What is required ->
Review the material and extract every line in which the word "this" occurs.

Stored rows ->
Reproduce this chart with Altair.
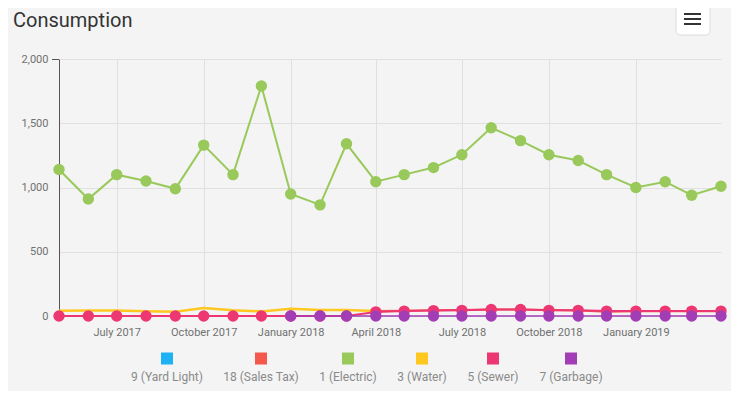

---

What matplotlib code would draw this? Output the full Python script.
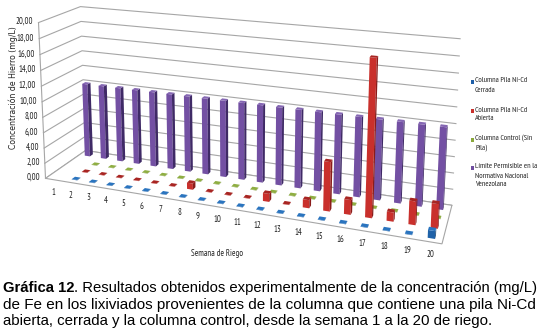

* * *

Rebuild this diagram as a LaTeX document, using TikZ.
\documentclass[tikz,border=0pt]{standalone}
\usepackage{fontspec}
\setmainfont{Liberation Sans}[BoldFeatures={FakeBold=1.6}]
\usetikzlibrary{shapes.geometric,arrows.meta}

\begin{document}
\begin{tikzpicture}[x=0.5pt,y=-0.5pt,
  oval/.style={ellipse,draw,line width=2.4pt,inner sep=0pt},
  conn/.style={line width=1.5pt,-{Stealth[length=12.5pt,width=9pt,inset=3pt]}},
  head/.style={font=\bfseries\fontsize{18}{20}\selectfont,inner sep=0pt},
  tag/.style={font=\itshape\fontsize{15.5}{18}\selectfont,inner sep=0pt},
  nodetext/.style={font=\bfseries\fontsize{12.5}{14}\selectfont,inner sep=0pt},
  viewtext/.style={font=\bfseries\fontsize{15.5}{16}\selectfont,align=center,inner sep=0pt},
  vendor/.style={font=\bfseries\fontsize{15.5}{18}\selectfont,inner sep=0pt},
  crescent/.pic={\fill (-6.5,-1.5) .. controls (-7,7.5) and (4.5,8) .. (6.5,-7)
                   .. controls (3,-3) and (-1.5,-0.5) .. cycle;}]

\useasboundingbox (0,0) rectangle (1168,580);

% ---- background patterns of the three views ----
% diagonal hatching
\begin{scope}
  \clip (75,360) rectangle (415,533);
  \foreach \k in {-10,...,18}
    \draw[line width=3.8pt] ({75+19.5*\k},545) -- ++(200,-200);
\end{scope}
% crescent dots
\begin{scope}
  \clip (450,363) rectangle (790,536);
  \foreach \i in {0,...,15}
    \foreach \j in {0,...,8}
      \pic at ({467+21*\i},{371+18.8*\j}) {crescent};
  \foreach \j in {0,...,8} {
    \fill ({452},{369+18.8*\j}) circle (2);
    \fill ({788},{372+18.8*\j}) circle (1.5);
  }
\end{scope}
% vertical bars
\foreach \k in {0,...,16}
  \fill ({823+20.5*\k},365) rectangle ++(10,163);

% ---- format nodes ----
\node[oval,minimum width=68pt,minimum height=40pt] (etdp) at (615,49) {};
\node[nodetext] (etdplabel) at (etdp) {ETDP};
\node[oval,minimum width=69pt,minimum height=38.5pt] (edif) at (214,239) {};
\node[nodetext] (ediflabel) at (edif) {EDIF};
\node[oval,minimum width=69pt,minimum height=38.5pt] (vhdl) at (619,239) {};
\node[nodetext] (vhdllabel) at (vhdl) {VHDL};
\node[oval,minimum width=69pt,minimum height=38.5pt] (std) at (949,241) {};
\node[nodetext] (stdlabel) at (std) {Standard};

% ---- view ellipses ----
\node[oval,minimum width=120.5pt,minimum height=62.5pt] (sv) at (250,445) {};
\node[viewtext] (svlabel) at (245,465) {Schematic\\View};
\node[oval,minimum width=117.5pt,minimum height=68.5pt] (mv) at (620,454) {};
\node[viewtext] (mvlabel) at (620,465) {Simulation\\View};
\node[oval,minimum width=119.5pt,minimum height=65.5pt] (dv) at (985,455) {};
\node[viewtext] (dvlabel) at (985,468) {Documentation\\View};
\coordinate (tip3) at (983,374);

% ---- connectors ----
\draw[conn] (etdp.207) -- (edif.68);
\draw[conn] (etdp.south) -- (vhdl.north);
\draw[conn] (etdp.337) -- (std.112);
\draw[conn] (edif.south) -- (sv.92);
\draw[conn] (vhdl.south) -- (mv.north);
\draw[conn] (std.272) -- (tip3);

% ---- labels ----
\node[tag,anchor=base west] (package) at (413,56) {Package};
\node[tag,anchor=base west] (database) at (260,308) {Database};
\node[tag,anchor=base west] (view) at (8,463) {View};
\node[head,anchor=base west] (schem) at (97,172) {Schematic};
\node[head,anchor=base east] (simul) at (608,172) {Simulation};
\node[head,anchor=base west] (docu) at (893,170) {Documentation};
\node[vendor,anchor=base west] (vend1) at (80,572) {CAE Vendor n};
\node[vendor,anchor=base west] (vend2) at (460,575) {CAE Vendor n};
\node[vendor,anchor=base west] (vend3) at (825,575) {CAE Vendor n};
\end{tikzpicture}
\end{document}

Reply ->
Reproduce this chart with Altair.
What matplotlib code would draw this? Output the full Python script.
Rebuild this diagram as a LaTeX document, using TikZ.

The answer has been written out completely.